● Data rows:
---------------
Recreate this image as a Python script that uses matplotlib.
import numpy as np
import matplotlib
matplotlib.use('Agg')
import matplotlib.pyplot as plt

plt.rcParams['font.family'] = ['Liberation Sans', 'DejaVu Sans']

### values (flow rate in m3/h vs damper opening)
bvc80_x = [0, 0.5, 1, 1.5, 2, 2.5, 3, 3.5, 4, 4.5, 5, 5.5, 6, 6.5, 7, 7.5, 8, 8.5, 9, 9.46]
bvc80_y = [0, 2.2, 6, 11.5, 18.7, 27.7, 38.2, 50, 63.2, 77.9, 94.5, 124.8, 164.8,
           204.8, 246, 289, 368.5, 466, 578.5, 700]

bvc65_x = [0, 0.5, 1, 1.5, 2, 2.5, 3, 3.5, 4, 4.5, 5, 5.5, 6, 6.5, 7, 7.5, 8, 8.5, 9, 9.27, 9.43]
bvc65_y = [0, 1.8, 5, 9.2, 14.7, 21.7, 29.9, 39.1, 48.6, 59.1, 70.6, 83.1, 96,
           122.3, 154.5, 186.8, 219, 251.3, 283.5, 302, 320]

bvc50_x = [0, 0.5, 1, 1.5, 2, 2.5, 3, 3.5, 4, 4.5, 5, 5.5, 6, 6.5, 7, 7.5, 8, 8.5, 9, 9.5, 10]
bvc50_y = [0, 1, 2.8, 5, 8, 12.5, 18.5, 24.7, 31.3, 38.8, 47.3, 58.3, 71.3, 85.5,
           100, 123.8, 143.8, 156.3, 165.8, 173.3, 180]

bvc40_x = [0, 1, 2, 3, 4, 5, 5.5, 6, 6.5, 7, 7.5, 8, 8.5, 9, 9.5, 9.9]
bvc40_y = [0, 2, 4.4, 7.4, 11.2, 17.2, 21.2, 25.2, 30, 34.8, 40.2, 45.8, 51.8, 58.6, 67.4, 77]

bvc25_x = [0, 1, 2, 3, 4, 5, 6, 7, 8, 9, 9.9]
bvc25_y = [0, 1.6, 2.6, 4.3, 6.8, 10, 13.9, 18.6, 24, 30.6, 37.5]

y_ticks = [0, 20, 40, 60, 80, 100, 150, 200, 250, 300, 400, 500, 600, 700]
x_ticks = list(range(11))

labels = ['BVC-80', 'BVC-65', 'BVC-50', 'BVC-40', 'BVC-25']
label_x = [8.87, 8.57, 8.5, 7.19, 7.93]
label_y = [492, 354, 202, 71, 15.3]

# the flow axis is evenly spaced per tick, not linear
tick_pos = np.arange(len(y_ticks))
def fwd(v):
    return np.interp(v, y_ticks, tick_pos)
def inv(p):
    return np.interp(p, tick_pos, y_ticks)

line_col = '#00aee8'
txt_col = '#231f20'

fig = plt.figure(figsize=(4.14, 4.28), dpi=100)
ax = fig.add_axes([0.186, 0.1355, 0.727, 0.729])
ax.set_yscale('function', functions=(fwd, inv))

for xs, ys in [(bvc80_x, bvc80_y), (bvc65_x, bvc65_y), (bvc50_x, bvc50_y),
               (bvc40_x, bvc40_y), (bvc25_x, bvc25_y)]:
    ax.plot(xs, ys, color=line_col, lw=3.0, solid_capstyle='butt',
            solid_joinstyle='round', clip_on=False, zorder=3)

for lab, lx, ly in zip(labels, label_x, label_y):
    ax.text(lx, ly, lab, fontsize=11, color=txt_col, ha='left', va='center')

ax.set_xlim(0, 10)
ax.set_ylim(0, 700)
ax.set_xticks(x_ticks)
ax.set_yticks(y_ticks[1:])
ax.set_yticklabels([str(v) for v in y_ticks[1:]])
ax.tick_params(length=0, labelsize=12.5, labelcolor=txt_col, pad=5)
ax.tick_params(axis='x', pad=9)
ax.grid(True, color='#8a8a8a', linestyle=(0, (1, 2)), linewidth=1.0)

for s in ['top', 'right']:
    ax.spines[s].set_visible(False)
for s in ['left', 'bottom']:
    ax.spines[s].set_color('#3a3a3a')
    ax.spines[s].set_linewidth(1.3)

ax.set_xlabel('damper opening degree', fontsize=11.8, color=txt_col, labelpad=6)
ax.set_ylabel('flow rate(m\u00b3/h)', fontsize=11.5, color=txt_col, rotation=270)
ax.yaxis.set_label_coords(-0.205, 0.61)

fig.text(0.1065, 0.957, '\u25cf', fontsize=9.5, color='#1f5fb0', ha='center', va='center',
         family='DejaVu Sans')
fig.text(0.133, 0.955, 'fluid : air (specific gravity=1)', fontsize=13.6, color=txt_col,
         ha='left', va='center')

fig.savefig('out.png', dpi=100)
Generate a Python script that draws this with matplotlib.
---------------
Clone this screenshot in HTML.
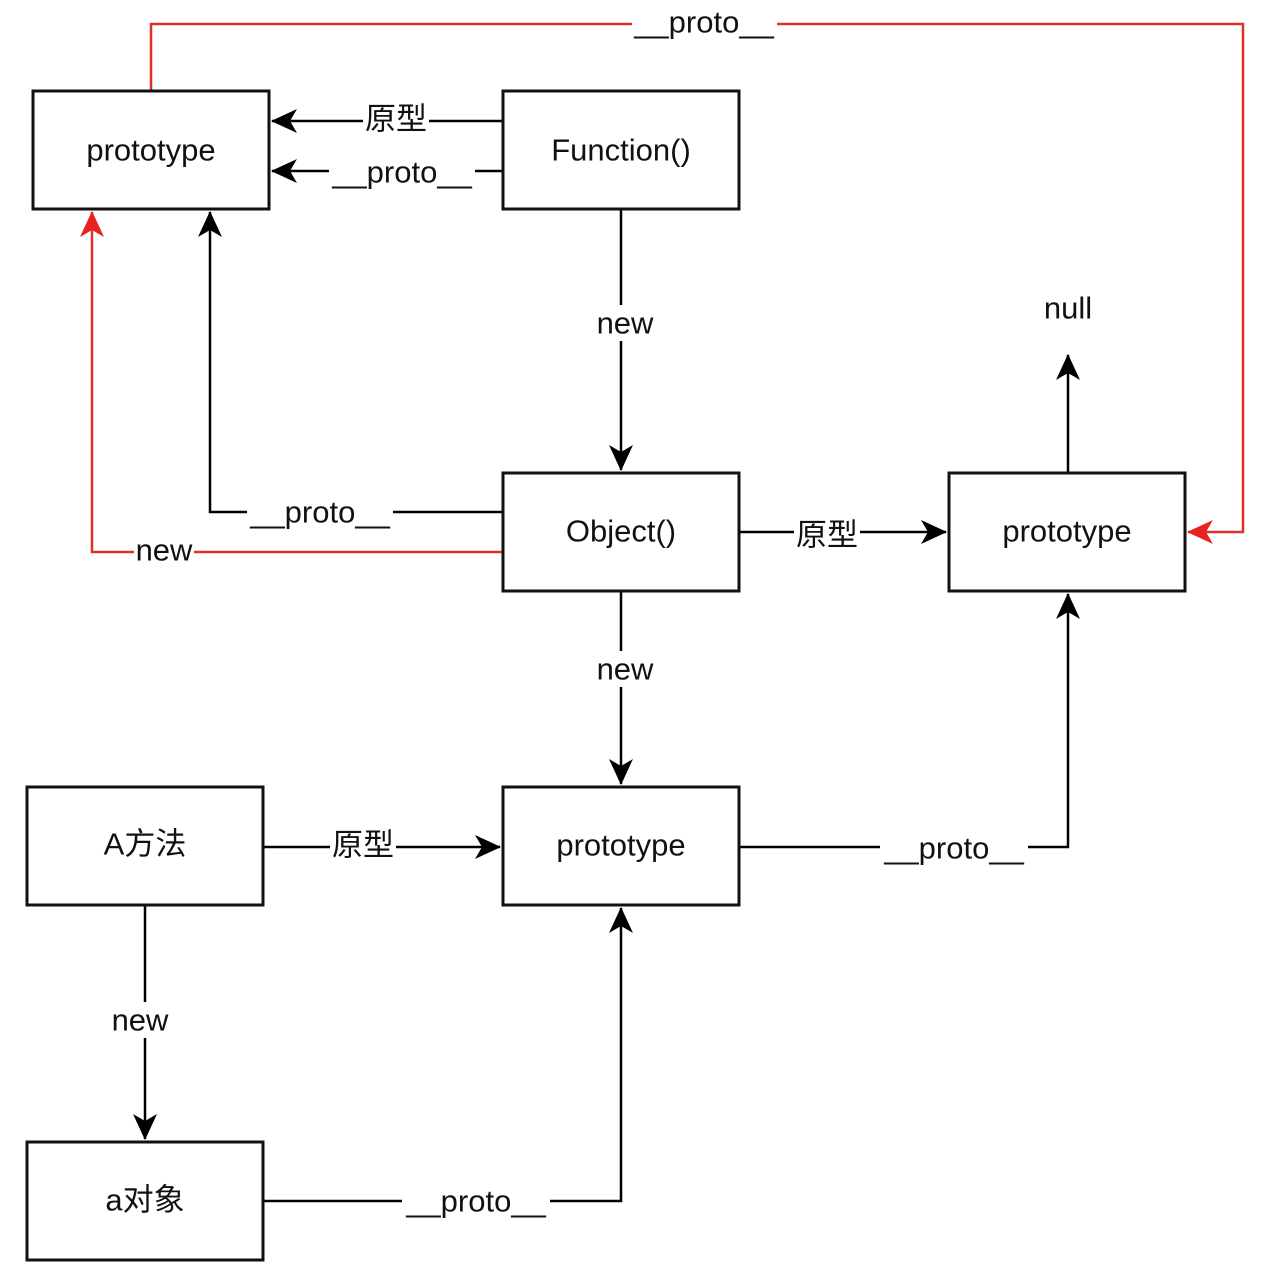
---------------
Count how many lines above carry the word "Python". Only the number is required.

● Result below: 2